GAYS MILLS - A new, furry little creature has slipped into our lives recently. It’s a small, gray cat that Thatcher has dubbed “Mao Mao.”
Last month, we had suddenly spotted this little gray cat on our lower portion of Stevenson Road.
Unfortunately, when you drive along any rural back road in Crawford County, you’re likely to see these beleaguered little creatures that we affectionately refer to as Ditch Kitties. You likely know the type—feral, sometimes with one eye crusted shut. Once in awhile, you’ll catch their glowing eyes in your headlights before they bound off into the adjacent ditch or pasture. You probably couldn’t even lure it into your car for rescue if you tried, for these kitties live a hard outdoor kitty life.
Interestingly enough, our lower half of the road hasn’t seemed to host many of these feral felines, at least not in the last couple of years that we’ve lived there. So, it was rather strange when we started seeing this little grey wisp darting around the field and roadside.
It seemed to have traveled to both of our nearby neighbors before settling on us for its family. Perhaps, it noticed we had two other fat lazy animals and thought we were running some type of home for wayward pets.
It is true that both of our pets have come to us in an unusual way, which did not involve us seeking out a companion for adoption.
Lunch, the cat, swam across the Kickapoo and braved icy snow banks to claw his way into Chasca’s heart, and later mine. And Bud, following his master’s death, found himself living with my dad who later moved to a house in town. Which is no place for an oversized coonhound whose only pastime is barking and being in the way.
It is our assumption that someone pulled the ol’ ‘didn’t want the cat anymore so we’ll drop it off in the country’ act. If our assumptions are true, we’re really disappointed that someone would do that. It’s cold and nasty outside and Mao Mao is lucky that we let her in, because she is a small cat and would have probably died outside otherwise. In other words, don’t do that to your pets, its really crappy way for an animal to live, or die.
We have come to this conclusion because Mao Mao is ridiculously affectionate. She is not your typical skiddish ditch kitty, who wouldn’t even come near you if you were covered in wet cat food. She is in your face, kneading, purring and nuzzling to an obnoxious level and obviously had a lot of human interaction before landing herself in the ditch.
When I initially spotted the little creature in our backyard, I approached Chasca over how we should handle the kitty situation at our paws.
“Should we throw it some kibble and make it a box on the porch?” I asked tentatively.
“I already did this morning,” he responded with a slightly guilty tone to his voice, knowing the ol’ cat adage “once you feed them, you can never get rid of them.”
Later that day, the cat sang the song of its wayward feline clan at our door. This loud and proud meow caught the attention of our son who scampered over to the porch door.
Unfamiliar obviously with the concept of the cat door, which was the only thing stopping the little creature from entering, I cautiously opened the passage.

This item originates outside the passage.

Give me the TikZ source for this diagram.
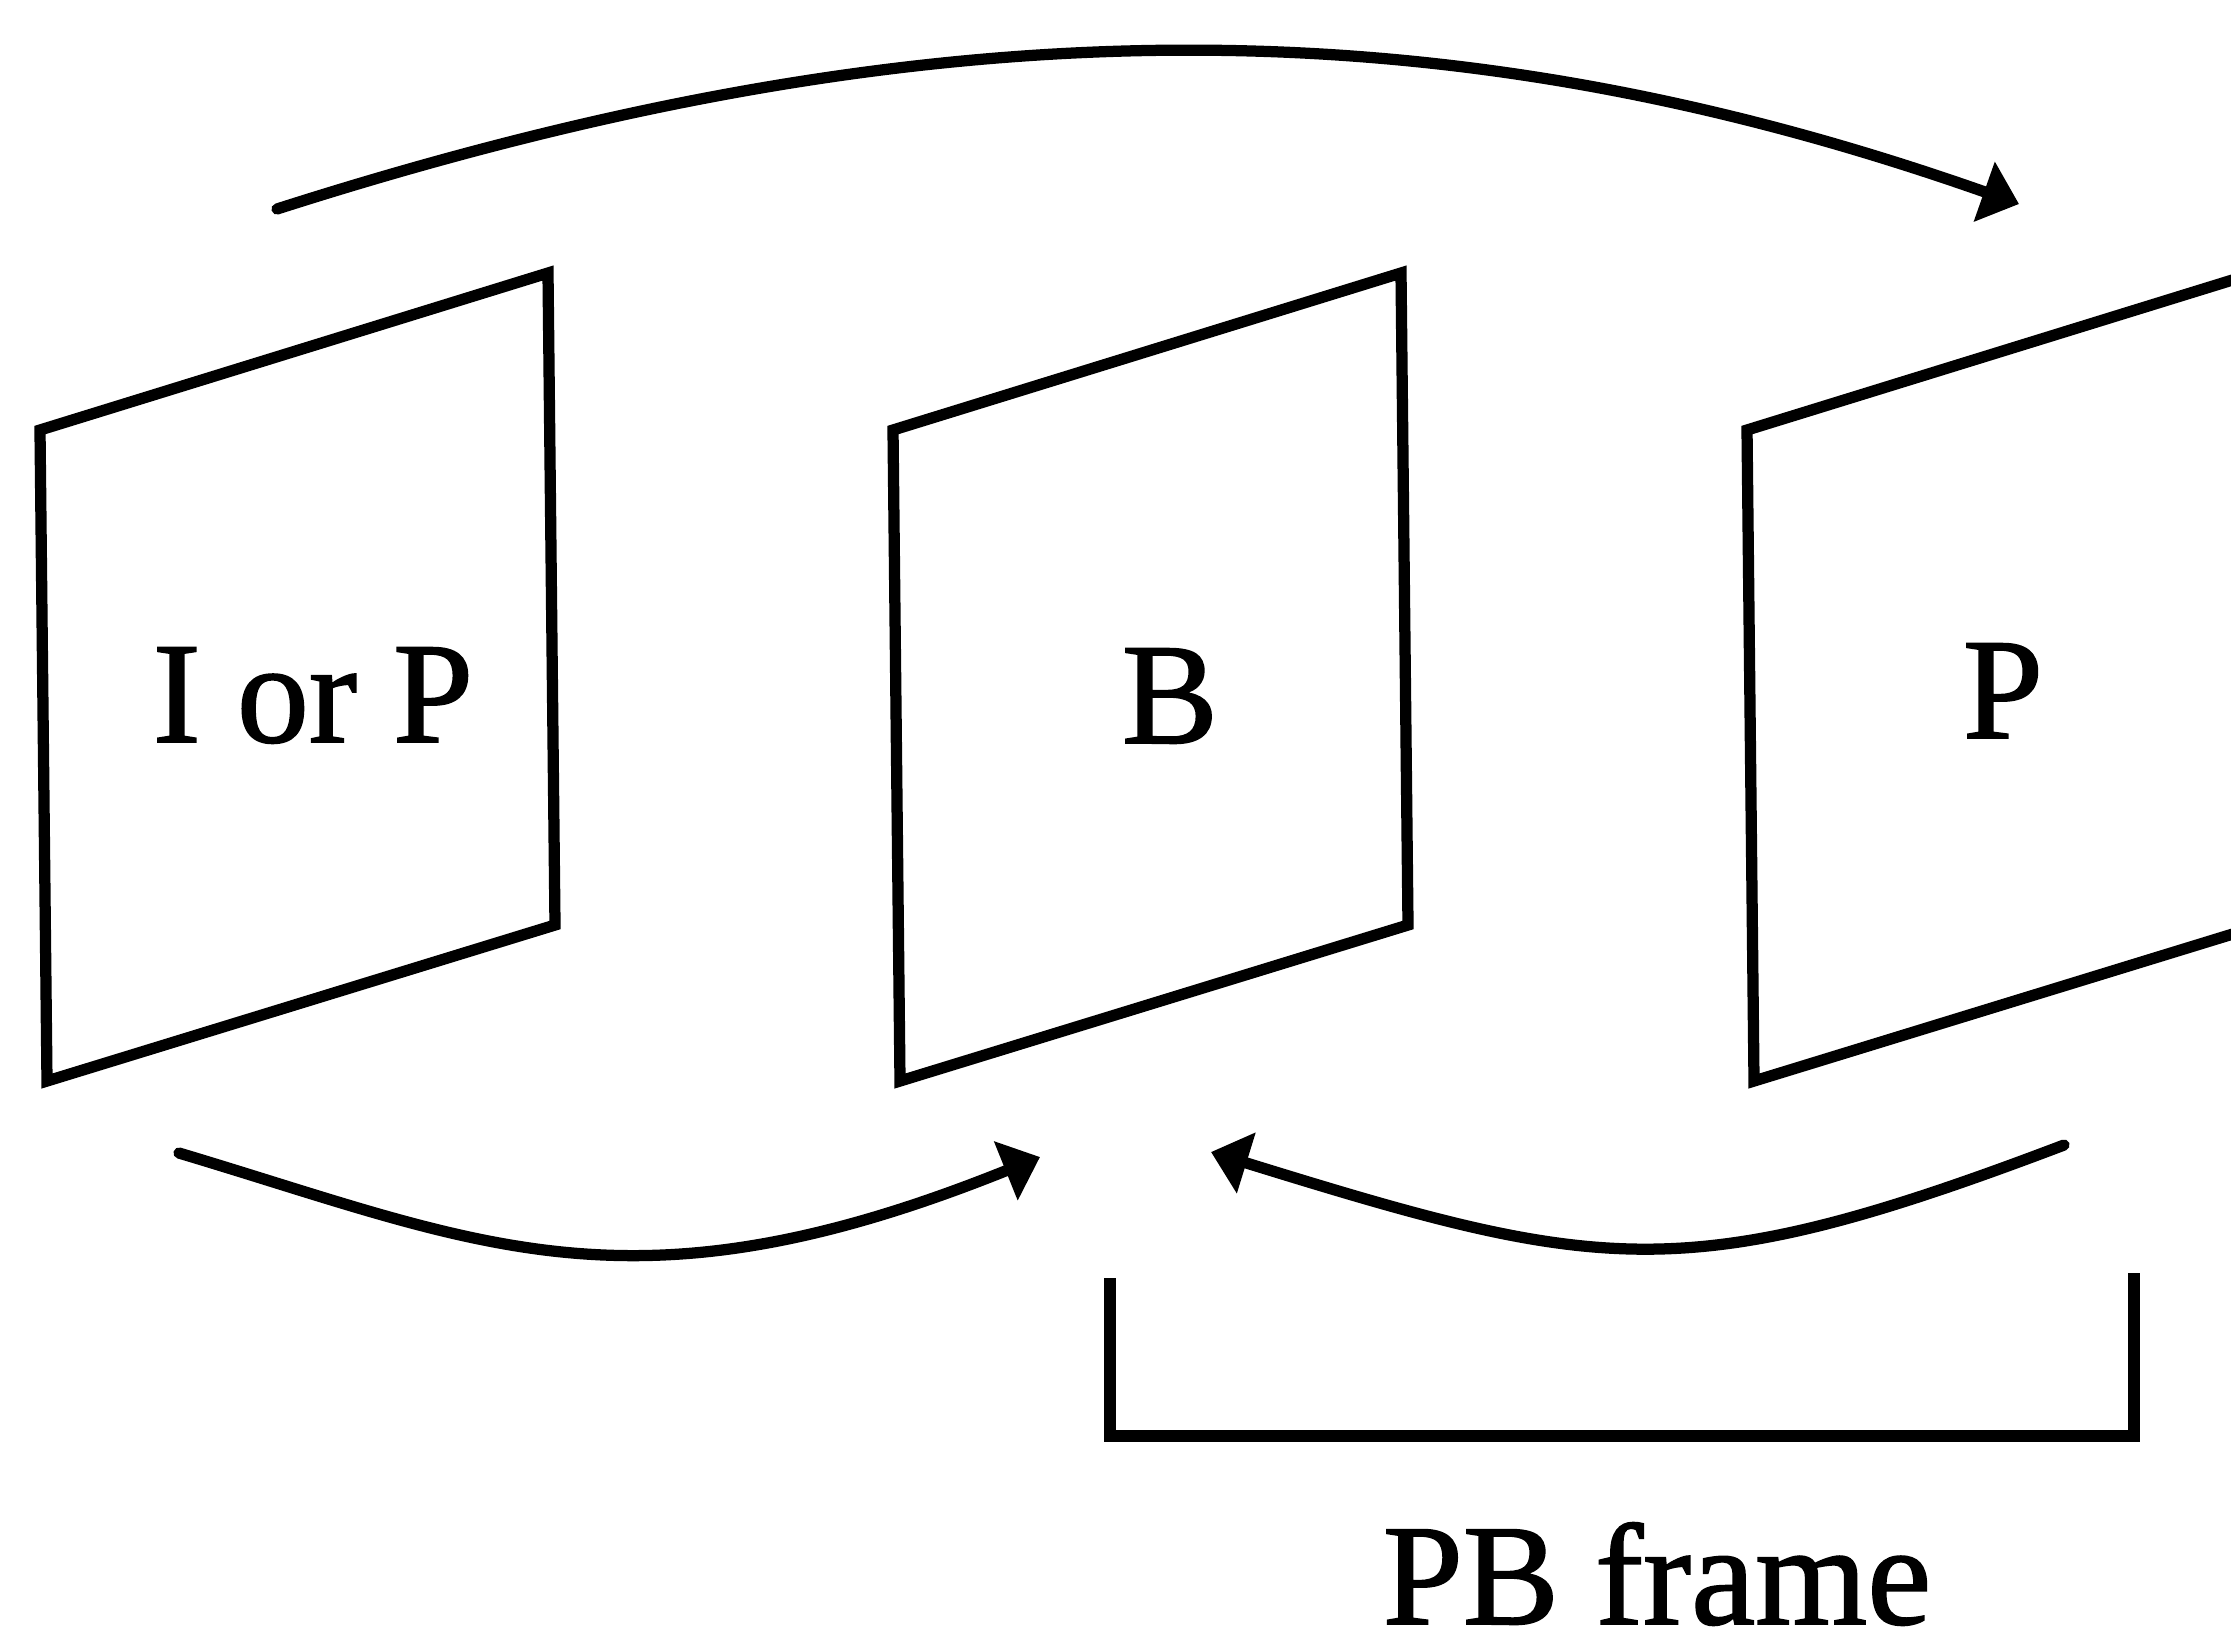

The little gray cat shot in like a bullet and immediately began scanning the room for something to eat. My son let out squeals of joy and began shouting “MAO MAO MAO MAO MAO!!!” He could hardly contain his glee. He dove for the little cat and the two began rolling around on the floor together like they were long lost friends.

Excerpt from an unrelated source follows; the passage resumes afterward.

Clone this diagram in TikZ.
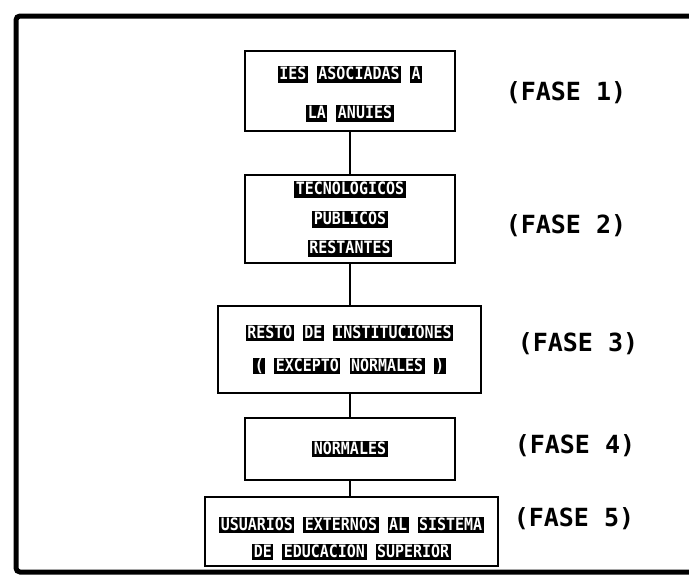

This friendship continued on for several days. Mao admittedly put up with a lot from the little toddler.
I would turn my back and hear a shriek of delight come from Thatcher, only to turn back and see him carrying the poor cat by the scruff like a briefcase. Mao complied with this treatment and didn’t even seem to care when I released the vice like grip of my toddlers fist from its fur. In fact, it sat there, waiting to be clenched and drug around once more. “Gentle Thatcher gentle!” I found myself repeating like a broken record.
Half of his delight is probably due to the fact that our other cat, Lunch, usually only comes and keeps Thatcher company when he is sick and needs loves—but also when he is too weak to harass the veteran feline.
However, now that we’ve hit about a week with the new kitty in the house, I find that it takes off running and hides in my closet when it sees Thrasher approaching.
I am partly convinced that it is much smarter than I initially thought and only put up with the harassment, while it infiltrated into our house and became a fixture we won’t probably be removing anytime soon.